In this chapter we will explain how to find the Certificate Authority (CA) and how to install it on the server

4.1. Locate the CA certificate

If you are unable to find your CA certificate or your issuer did not provide one, below are the steps to locate and convert your CA.

Convert your .p12 certificate to a .pem certificate.

openssl pkcs12 -in certificate.p12 -out user.pem -clcerts -nokeys

Now open this .pem file and search for the CA certificate within this file.

openssl x509 -in user1.pem -text | grep CA

Use wget to download this certificate.

wget <certificate URL>

If the .crt is in binary format, convert it.

openssl x509 -inform DER -outform PEM -in binary.crt -out txt.crt

Now copy this certificate to the correct folder and update certificates.

4.2. Extract the CA certificate from PKCS #12

Another possibility is extracting CA certificate from your pkcs file. If the pkcs does not contain a CA certificate the output of your file will be empty.

openssl pkcs12 -in certificate.p12 -cacerts -nokeys -out ca.crt

Note

We recommend using the CA certificate your certificate issuer provides.
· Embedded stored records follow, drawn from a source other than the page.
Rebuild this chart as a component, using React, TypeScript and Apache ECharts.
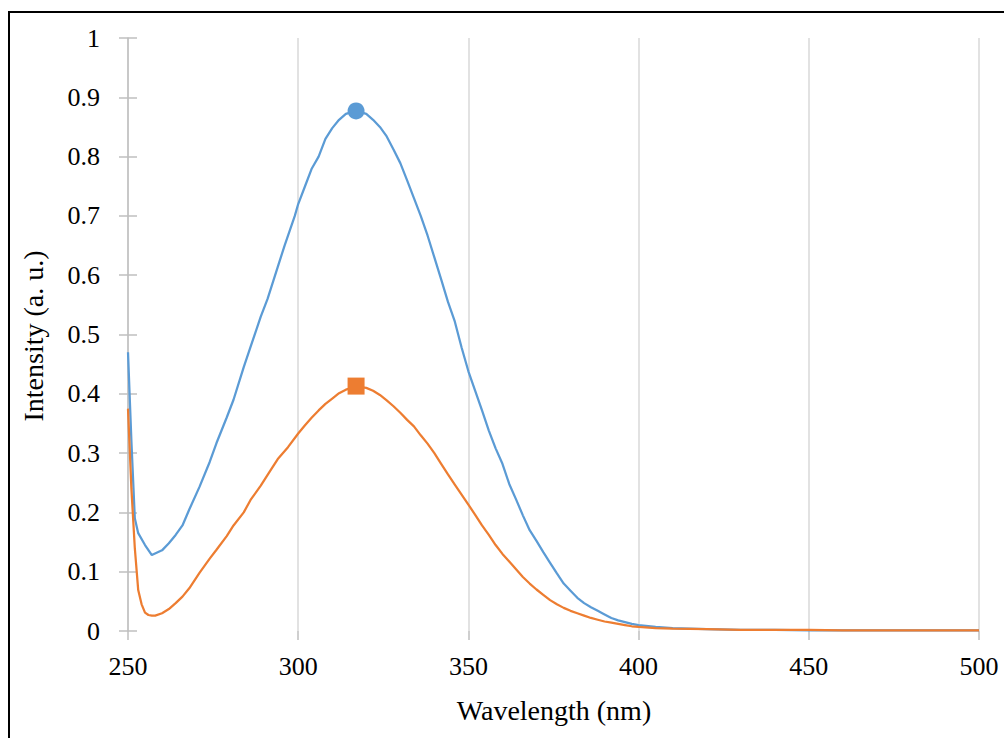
import React, { useEffect, useRef } from "react";
import * as echarts from "echarts";

const blueX = [250, 251, 252, 253, 255, 257, 260, 262, 264, 266, 268, 271, 274, 276, 279, 281, 284, 286, 289, 291, 294, 296, 299, 300, 302, 304, 306, 308, 310, 312, 314, 317, 320, 322, 324, 326, 328, 330, 332, 334, 336, 338, 340, 342, 344, 346, 348, 350, 352, 354, 356, 358, 360, 362, 364, 366, 368, 370, 372, 374, 376, 378, 380, 382, 384, 386, 388, 390, 392, 394, 396, 398, 400, 405, 410, 415, 420, 430, 440, 450, 460, 480, 500];
const blueY = [0.47, 0.32, 0.19, 0.165, 0.145, 0.128, 0.136, 0.148, 0.162, 0.178, 0.205, 0.243, 0.285, 0.317, 0.36, 0.39, 0.445, 0.479, 0.53, 0.56, 0.614, 0.65, 0.7, 0.72, 0.75, 0.78, 0.8, 0.83, 0.848, 0.862, 0.872, 0.877, 0.872, 0.862, 0.85, 0.834, 0.812, 0.789, 0.76, 0.73, 0.7, 0.667, 0.63, 0.593, 0.555, 0.522, 0.478, 0.438, 0.405, 0.372, 0.338, 0.308, 0.282, 0.248, 0.222, 0.195, 0.17, 0.152, 0.133, 0.115, 0.097, 0.08, 0.068, 0.056, 0.047, 0.04, 0.034, 0.028, 0.022, 0.018, 0.015, 0.012, 0.01, 0.007, 0.005, 0.004, 0.003, 0.002, 0.002, 0.001, 0.001, 0.001, 0.001];

const orangeX = [250, 251, 252, 253, 254, 255, 256, 257, 258, 260, 262, 264, 266, 268, 271, 274, 276, 279, 281, 284, 286, 289, 292, 294, 297, 300, 302, 304, 306, 308, 310, 312, 314, 317, 320, 322, 324, 326, 328, 330, 332, 334, 336, 338, 340, 342, 344, 346, 348, 350, 352, 354, 356, 358, 360, 362, 364, 366, 368, 370, 372, 374, 376, 378, 380, 382, 384, 386, 388, 390, 392, 394, 396, 398, 400, 405, 410, 420, 430, 440, 450, 460, 480, 500];
const orangeY = [0.375, 0.24, 0.14, 0.069, 0.045, 0.031, 0.027, 0.026, 0.026, 0.03, 0.037, 0.047, 0.058, 0.072, 0.098, 0.122, 0.137, 0.16, 0.178, 0.2, 0.221, 0.245, 0.272, 0.29, 0.31, 0.333, 0.347, 0.36, 0.372, 0.383, 0.392, 0.401, 0.407, 0.412, 0.41, 0.405, 0.398, 0.389, 0.379, 0.368, 0.356, 0.345, 0.33, 0.316, 0.3, 0.282, 0.264, 0.247, 0.23, 0.213, 0.196, 0.178, 0.162, 0.145, 0.13, 0.117, 0.104, 0.091, 0.08, 0.07, 0.061, 0.052, 0.045, 0.039, 0.034, 0.03, 0.026, 0.022, 0.019, 0.016, 0.014, 0.012, 0.01, 0.008, 0.007, 0.005, 0.004, 0.003, 0.002, 0.002, 0.002, 0.001, 0.001, 0.001];

const bluePeak = [317, 0.877];
const orangePeak = [317, 0.413];

const xTitle = "Wavelength (nm)";
const yTitle = "Intensity (a. u.)";

const FONT = "'Liberation Serif', 'DejaVu Serif', serif";
const BLUE = "#5b9bd5";
const ORANGE = "#ed7d31";

export default function App() {
  const ref = useRef<HTMLDivElement>(null);
  useEffect(() => {
    if (!ref.current) return;
    const chart = echarts.init(ref.current, null, { renderer: "svg" });
    const axisGray = "#bfbfbf";
    chart.setOption({
      animation: false,
      backgroundColor: "transparent",
      grid: { left: 128, right: 25, top: 38, bottom: 107, containLabel: false },
      xAxis: {
        type: "value",
        min: 250,
        max: 500,
        interval: 50,
        axisLine: { show: false },
        axisTick: { show: true, inside: false, length: 9, lineStyle: { color: axisGray, width: 1.5 } },
        axisLabel: { color: "#000", fontFamily: FONT, fontSize: 26, margin: 22 },
        splitLine: { show: true, lineStyle: { color: "#d9d9d9", width: 1.5 } },
      },
      yAxis: [
        {
          type: "value",
          min: 0,
          max: 1,
          interval: 0.1,
          axisLine: { show: true, lineStyle: { color: axisGray, width: 1.5 } },
          axisTick: { show: true, inside: false, length: 9, lineStyle: { color: axisGray, width: 1.5 } },
          axisLabel: { color: "#000", fontFamily: FONT, fontSize: 26, margin: 28 },
          splitLine: { show: false },
        },
        {
          type: "value",
          position: "left",
          min: 0,
          max: 1,
          interval: 0.1,
          axisLine: { show: false },
          axisTick: { show: true, inside: true, length: 9, lineStyle: { color: axisGray, width: 1.5 } },
          axisLabel: { show: false },
          splitLine: { show: false },
        },
      ],
      graphic: [
        {
          type: "text",
          x: 33,
          y: 336,
          rotation: Math.PI / 2,
          style: { text: yTitle, font: `28px ${FONT}`, fill: "#000", align: "center", verticalAlign: "middle" },
        },
        {
          type: "text",
          x: 554,
          y: 710,
          style: { text: xTitle, font: `28px ${FONT}`, fill: "#000", align: "center", verticalAlign: "middle" },
        },
        {
          type: "rect",
          shape: { x: 9, y: 12, width: 1200, height: 900 },
          style: { fill: "none", stroke: "#000", lineWidth: 2 },
          silent: true,
        },
      ],
      series: [
        {
          type: "line",
          data: blueX.map((x, i) => [x, blueY[i]]),
          showSymbol: false,
          symbol: "none",
          lineStyle: { color: BLUE, width: 2.25 },
          z: 3,
        },
        {
          type: "line",
          data: orangeX.map((x, i) => [x, orangeY[i]]),
          showSymbol: false,
          symbol: "none",
          lineStyle: { color: ORANGE, width: 2.25 },
          z: 3,
        },
        {
          type: "scatter",
          data: [bluePeak],
          symbol: "circle",
          symbolSize: 17,
          itemStyle: { color: BLUE, opacity: 1 },
          z: 4,
        },
        {
          type: "scatter",
          data: [orangePeak],
          symbol: "rect",
          symbolSize: 17,
          itemStyle: { color: ORANGE, opacity: 1 },
          z: 4,
        },
      ],
    });
    return () => chart.dispose();
  }, []);
  return (
    <div style={{ position: "fixed", left: 0, top: 0, width: 1004, height: 738, overflow: "hidden", background: "#fff" }}>
      <div ref={ref} style={{ width: 1004, height: 738 }} />
    </div>
  );
}
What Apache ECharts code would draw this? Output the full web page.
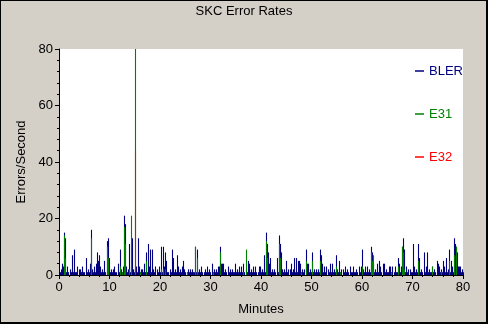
<!DOCTYPE html>
<html>
<head>
<meta charset="utf-8">
<script src="https://cdn.jsdelivr.net/npm/echarts@6/dist/echarts.min.js"></script>
<style>html,body{margin:0;padding:0;background:#d4d0c8;}#c{width:488px;height:324px;}</style>
</head>
<body>
<div id="c"></div>
<script>
// Chart text
const chartTitle = 'SKC Error Rates';
const xName = 'Minutes';
const yName = 'Errors/Second';
const seriesNames = ['BLER', 'E31', 'E32'];
const seriesColors = ['#000080', '#008000', '#ff0000'];

// Time axis: 80 minutes, one sample per 80/404 minutes
const totalMinutes = 80;
const sampleCount = 404;
const sampleStep = totalMinutes / sampleCount;

// BLER errors/second, one value per sample
const blerValues = [
  1,2,4,3,15,13,1,3,1,0,2,1,7,1,9,1,1,3,0,2,
  2,1,3,1,1,0,6,1,2,1,4,16,2,1,3,1,4,8,5,7,
  3,1,2,1,5,1,0,12,13,6,1,2,1,2,3,1,1,0,4,1,
  9,2,1,3,21,18,3,1,2,11,1,3,13,2,1,2,3,1,13,3,
  1,2,2,1,4,1,8,1,11,3,9,1,9,2,1,3,0,2,1,3,
  1,10,1,10,3,8,5,1,1,0,2,1,9,6,1,2,1,7,3,1,
  2,1,3,5,2,1,0,1,2,1,2,1,2,1,1,10,1,9,1,2,
  1,3,1,0,1,2,1,3,1,2,1,0,4,1,2,1,2,1,3,3,
  10,4,4,4,1,2,1,0,3,1,2,1,2,1,1,4,1,2,1,3,
  1,3,1,4,1,0,2,1,5,4,1,2,1,3,1,3,1,0,1,3,
  3,1,2,1,7,1,15,11,8,4,6,1,2,1,2,1,0,6,1,14,
  11,8,2,1,2,1,5,1,2,0,2,4,1,2,6,1,6,1,5,5,
  4,1,2,1,2,0,9,4,4,1,2,1,8,1,2,1,2,1,2,1,
  9,7,4,1,3,1,3,0,2,1,4,1,4,1,2,1,7,2,1,5,
  1,2,0,2,1,3,1,2,1,0,3,1,1,3,1,1,2,1,0,3,
  1,3,9,2,1,3,1,3,1,2,1,10,8,4,1,2,1,4,1,5,
  3,1,0,4,4,1,2,1,1,3,3,1,3,0,1,3,1,1,6,4,
  1,3,10,13,9,1,3,1,2,0,2,1,1,11,3,1,2,1,11,6,
  1,2,1,0,8,1,3,8,1,2,1,1,3,1,2,1,0,5,4,3,
  1,2,1,5,3,1,6,1,2,9,1,5,3,1,13,11,10,8,3,3,
  3,1,2,1
];

// E31 errors/second: [sample index, value] (zero elsewhere)
const e31Samples = [
  [4,14],[5,6],[31,13],[47,10],[48,6],[60,3],[62,1],[64,17],[65,11],[69,2],
  [71,21],[75,80],[80,1],[86,5],[101,2],[103,2],[105,2],[127,1],[135,10],[137,6],
  [153,1],[160,8],[183,1],[186,9],[206,12],[207,6],[219,11],[220,6],[241,1],[246,5],
  [252,5],[260,5],[276,3],[280,1],[302,3],[311,8],[312,5],[313,7],[331,1],[338,3],
  [342,10],[343,8],[344,2],[358,5],[372,3],[381,1],[389,5],[394,7],[396,10]
];

// E32 errors/second: [sample index, value] (zero elsewhere)
const e32Samples = [
  [75,44]
];

const minuteOf = i => (i + 1.5) * sampleStep;
const blerData = blerValues.map((v, i) => [minuteOf(i), v]);
const e31Data = e31Samples.map(([i, v]) => [minuteOf(i), v]);
const e32Data = e32Samples.map(([i, v]) => [minuteOf(i), v]);

const chart = echarts.init(document.getElementById('c'), null, {renderer: 'canvas'});
const font = 'Arial, "Liberation Sans", sans-serif';

function barSeries(name, data, color, z) {
  return {
    name: name, type: 'bar', data: data, barWidth: 1.1, barGap: '-100%',
    itemStyle: {color: color}, z: z, silent: true, large: false
  };
}

chart.setOption({
  animation: false,
  backgroundColor: 'transparent',
  graphic: [
    {type: 'rect', shape: {x: 0, y: 0, width: 488, height: 324}, style: {fill: '#000'}, z: -10, silent: true},
    {type: 'rect', shape: {x: 1, y: 1, width: 485, height: 321}, style: {fill: '#d4d0c8'}, z: -9, silent: true}
  ],
  title: {
    text: chartTitle, left: 'center', top: 0,
    textStyle: {fontFamily: font, fontSize: 13, fontWeight: 'normal', color: '#000'}
  },
  legend: {
    orient: 'vertical', left: 415, top: 64, padding: 0,
    itemGap: 29, itemWidth: 9, itemHeight: 1.5, icon: 'rect',
    selectedMode: false,
    textStyle: {fontFamily: font, fontSize: 13, lineHeight: 14},
    data: seriesNames.map((n, k) => ({name: n, textStyle: {color: seriesColors[k]}}))
  },
  grid: {
    left: 59, top: 49, width: 404, height: 226,
    show: true, backgroundColor: '#ffffff', borderWidth: 0
  },
  xAxis: {
    type: 'value', min: 0, max: totalMinutes, interval: 10,
    name: xName, nameLocation: 'middle', nameGap: 28,
    nameTextStyle: {fontFamily: font, fontSize: 13, color: '#000'},
    axisLine: {show: true, onZero: false, lineStyle: {color: '#000', width: 1}},
    axisTick: {show: true, inside: false, length: 4, lineStyle: {color: '#000'}},
    minorTick: {show: true, splitNumber: 5, length: 2, lineStyle: {color: '#000'}},
    axisLabel: {fontFamily: font, fontSize: 13, color: '#000', margin: 6},
    splitLine: {show: false}
  },
  yAxis: {
    type: 'value', min: 0, max: 80, interval: 20,
    name: yName, nameLocation: 'middle', nameGap: 31,
    nameTextStyle: {fontFamily: font, fontSize: 13, color: '#000'},
    axisLine: {show: true, onZero: false, lineStyle: {color: '#000', width: 1}},
    axisTick: {show: true, inside: false, length: 4, lineStyle: {color: '#000'}},
    minorTick: {show: true, splitNumber: 5, length: 2, lineStyle: {color: '#000'}},
    axisLabel: {fontFamily: font, fontSize: 13, color: '#000', margin: 6},
    splitLine: {show: false}
  },
  series: [
    barSeries(seriesNames[0], blerData, seriesColors[0], 2),
    barSeries(seriesNames[1], e31Data, seriesColors[1], 3),
    barSeries(seriesNames[2], e32Data, seriesColors[2], 4)
  ]
});
</script>
</body>
</html>
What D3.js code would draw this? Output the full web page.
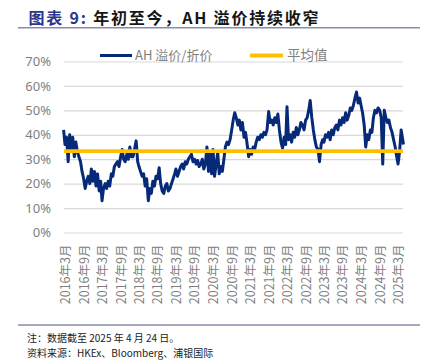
<!DOCTYPE html>
<html><head><meta charset="utf-8">
<script src="https://cdn.jsdelivr.net/npm/d3@7"></script>
<style>
html,body{margin:0;padding:0;background:#fff;}
svg{display:block;}
</style>
</head><body>
<svg id="c" width="428" height="360"></svg>
<script>
// ---- data ----
const titleLead = "图表 9:";
const titleRest = " 年初至今，AH 溢价持续收窄";
const seriesName = "AH 溢价/折价";
const meanName = "平均值";
const noteText = "注：数据截至 2025 年 4 月 24 日。";
const sourceText = "资料来源：HKEx、Bloomberg、浦银国际";

const yTicks = [0, 10, 20, 30, 40, 50, 60, 70];
const tickLabels = ["2016年3月","2016年9月","2017年3月","2017年9月","2018年3月","2018年9月","2019年3月","2019年9月","2020年3月","2020年9月","2021年3月","2021年9月","2022年3月","2022年9月","2023年3月","2023年9月","2024年3月","2024年9月","2025年3月"];
const tickDates = ["2016-03-01","2016-09-01","2017-03-01","2017-09-01","2018-03-01","2018-09-01","2019-03-01","2019-09-01","2020-03-01","2020-09-01","2021-03-01","2021-09-01","2022-03-01","2022-09-01","2023-03-01","2023-09-01","2024-03-01","2024-09-01","2025-03-01"];

// month, and premium (%) read on the 1st and 16th of that month
const months = ["2016-02","2016-03","2016-04","2016-05","2016-06","2016-07","2016-08","2016-09","2016-10","2016-11","2016-12",
"2017-01","2017-02","2017-03","2017-04","2017-05","2017-06","2017-07","2017-08","2017-09","2017-10","2017-11","2017-12",
"2018-01","2018-02","2018-03","2018-04","2018-05","2018-06","2018-07","2018-08","2018-09","2018-10","2018-11","2018-12",
"2019-01","2019-02","2019-03","2019-04","2019-05","2019-06","2019-07","2019-08","2019-09","2019-10","2019-11","2019-12",
"2020-01","2020-02","2020-03","2020-04","2020-05","2020-06","2020-07","2020-08","2020-09","2020-10","2020-11","2020-12",
"2021-01","2021-02","2021-03","2021-04","2021-05","2021-06","2021-07","2021-08","2021-09","2021-10","2021-11","2021-12",
"2022-01","2022-02","2022-03","2022-04","2022-05","2022-06","2022-07","2022-08","2022-09","2022-10","2022-11","2022-12",
"2023-01","2023-02","2023-03","2023-04","2023-05","2023-06","2023-07","2023-08","2023-09","2023-10","2023-11","2023-12",
"2024-01","2024-02","2024-03","2024-04","2024-05","2024-06","2024-07","2024-08","2024-09","2024-10","2024-11","2024-12",
"2025-01","2025-02","2025-03","2025-04"];
const premiumPairs = [[null,42],[36,39],[29,40],[34,39],[31,37],[33,31],[29,25],[22,18],[21,23],[20,26],[21,25],
[19,24],[17,21],[13,18],[20,18],[21,19],[24,23],[27,28],[29,27],[31,34],[30,29],[32,30],[35,31],
[31,34],[37.5,29],[27,25],[23,24],[19,22],[13,18],[16,21],[19,23],[22,26.5],[20,17],[16,19],[20,17],
[18,20],[22,24],[26,23],[25,27],[28,26],[29,28],[30,31],[32,29],[30,28],[29.5,27],[28,30],[26,28],
[35,25],[33,24],[34,23],[28,33],[24,27],[25,30],[35,37],[36,38],[42,46],[49,47],[44,46],[42,45],
[39,41],[36,31],[34,32],[35,34],[37,39],[38,40],[39,41],[40,42],[49.5,45],[46,44],[47,45],[48.5,42],
[37,34.5],[39,36],[51.5,38],[40,37],[41,39],[43,40],[42,45],[44,42],[46,47],[50,54],[47,42],[38,35],
[34,29],[36,38],[37,40],[39,41],[38,42],[40,43],[44,42],[46,44],[47,45],[49,46],[48,51],[50,52],
[55,57.5],[53,55],[52,49],[44,35],[40,38],[42,41],[47,50],[49,51],[50,47],[28,50],[47,45],[46,43],
[41,38],[35,31],[28,33],[42,null]];
const lastDate = "2025-04-24";
const lastValue = 36;
const meanValue = 33.3;

// ---- build ----
const parse = d3.timeParse("%Y-%m-%d");
const series = [];
months.forEach((m, i) => {
  const [a, b] = premiumPairs[i];
  if (a != null) series.push({date: parse(m + "-01"), v: a});
  if (b != null) series.push({date: parse(m + "-16"), v: b});
});
series.push({date: parse(lastDate), v: lastValue});

const svg = d3.select("#c");
const plot = {left: 64, right: 403, top: 61.5, bottom: 232.5};
const x = d3.scaleTime().domain([parse("2016-02-15"), parse(lastDate)]).range([63.5, 403.5]);
const y = d3.scaleLinear().domain([0, 70]).range([plot.bottom, plot.top]);

// title
const t = svg.append("text").attr("x", 28.5).attr("y", 23.5)
  .attr("font-family", "'Noto Sans CJK SC', sans-serif").attr("font-weight", 700)
  .attr("font-size", 16).attr("letter-spacing", 1.8).attr("xml:space", "preserve");
t.append("tspan").attr("fill", "#2a3590").text(titleLead);
t.append("tspan").attr("fill", "#151515").text(titleRest);
svg.append("line").attr("x1", 18).attr("x2", 420).attr("y1", 27.7).attr("y2", 27.7)
  .attr("stroke", "#8a8aaa").attr("stroke-width", 1.5);

// gridlines
const yAxis = d3.axisLeft(y).tickValues(yTicks).tickFormat(d => d + "%")
  .tickSize(-(plot.right - plot.left)).tickPadding(13);
const gy = svg.append("g").attr("transform", `translate(${plot.left},0)`).call(yAxis);
gy.select(".domain").remove();
gy.selectAll(".tick line").attr("stroke", "#d9d9d9").attr("stroke-width", 1.2);
gy.selectAll(".tick text").attr("fill", "#7f7f7f").attr("font-size", 13)
  .attr("font-family", "'Noto Sans', sans-serif");

// x axis labels
const xAxis = d3.axisBottom(x).tickValues(tickDates.map(parse))
  .tickFormat((d, i) => tickLabels[i]).tickSize(0);
const gx = svg.append("g").attr("transform", `translate(0,${plot.bottom})`).call(xAxis);
gx.select(".domain").remove();
gx.selectAll(".tick text")
  .attr("transform", "rotate(-90)")
  .attr("text-anchor", "end")
  .attr("dx", "-12").attr("dy", "0.35em").attr("y", 0)
  .attr("fill", "#7f7f7f").attr("font-size", 12.5)
  .attr("font-family", "'Noto Sans CJK SC', sans-serif");

// series
const line = d3.line().x(d => x(d.date)).y(d => y(d.v)).curve(d3.curveLinear);
svg.append("path").datum(series).attr("d", line)
  .attr("fill", "none").attr("stroke", "#062a78").attr("stroke-width", 3)
  .attr("stroke-linejoin", "round");

// mean line
svg.append("line").attr("x1", plot.left).attr("x2", plot.right)
  .attr("y1", y(meanValue)).attr("y2", y(meanValue))
  .attr("stroke", "#ffc000").attr("stroke-width", 3.8);

// legend
svg.append("line").attr("x1", 100).attr("x2", 132).attr("y1", 55.5).attr("y2", 55.5)
  .attr("stroke", "#062a78").attr("stroke-width", 3);
svg.append("text").attr("x", 135).attr("y", 60).text(seriesName)
  .attr("fill", "#7f7f7f").attr("font-size", 13).attr("font-family", "'Noto Sans CJK SC', sans-serif");
svg.append("line").attr("x1", 250).attr("x2", 283).attr("y1", 55.5).attr("y2", 55.5)
  .attr("stroke", "#ffc000").attr("stroke-width", 4);
svg.append("text").attr("x", 287).attr("y", 60).text(meanName)
  .attr("fill", "#7f7f7f").attr("font-size", 13.5).attr("font-family", "'Noto Sans CJK SC', sans-serif");

// footer
svg.append("line").attr("x1", 18).attr("x2", 420).attr("y1", 325).attr("y2", 325)
  .attr("stroke", "#8a8aaa").attr("stroke-width", 1.5);
svg.append("text").attr("x", 27).attr("y", 342).text(noteText)
  .attr("fill", "#222").attr("font-size", 10).attr("font-family", "'Noto Sans CJK SC', sans-serif");
svg.append("text").attr("x", 27).attr("y", 356.5).text(sourceText)
  .attr("fill", "#222").attr("font-size", 10).attr("font-family", "'Noto Sans CJK SC', sans-serif");
</script>
</body></html>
4.3. Install the CA certificate

4.3.1. DEB based

Copy your CA certificate to the ca-certificate folder:

cp ca.crt /usr/local/share/ca-certificates

Update the certificates

update-ca-certificates -f -v

4.3.2. RPM based

Install the ca-certificates package:

yum install ca-certificates

Enable the dynamic CA configuration feature:

update-ca-trust enable

Convert your ca.crt to .pem format:

mv ca.crt ca.pem

Add it as a new file to /etc/pki/tls/certs/:

cp ca.pem /etc/pki/tls/certs/

Now regenerate the hash links so the system easily finds it:

c_rehash

Important

Make sure your CA certificates can be read by the user which runs the web server, for example www-data on Debian and Ubuntu.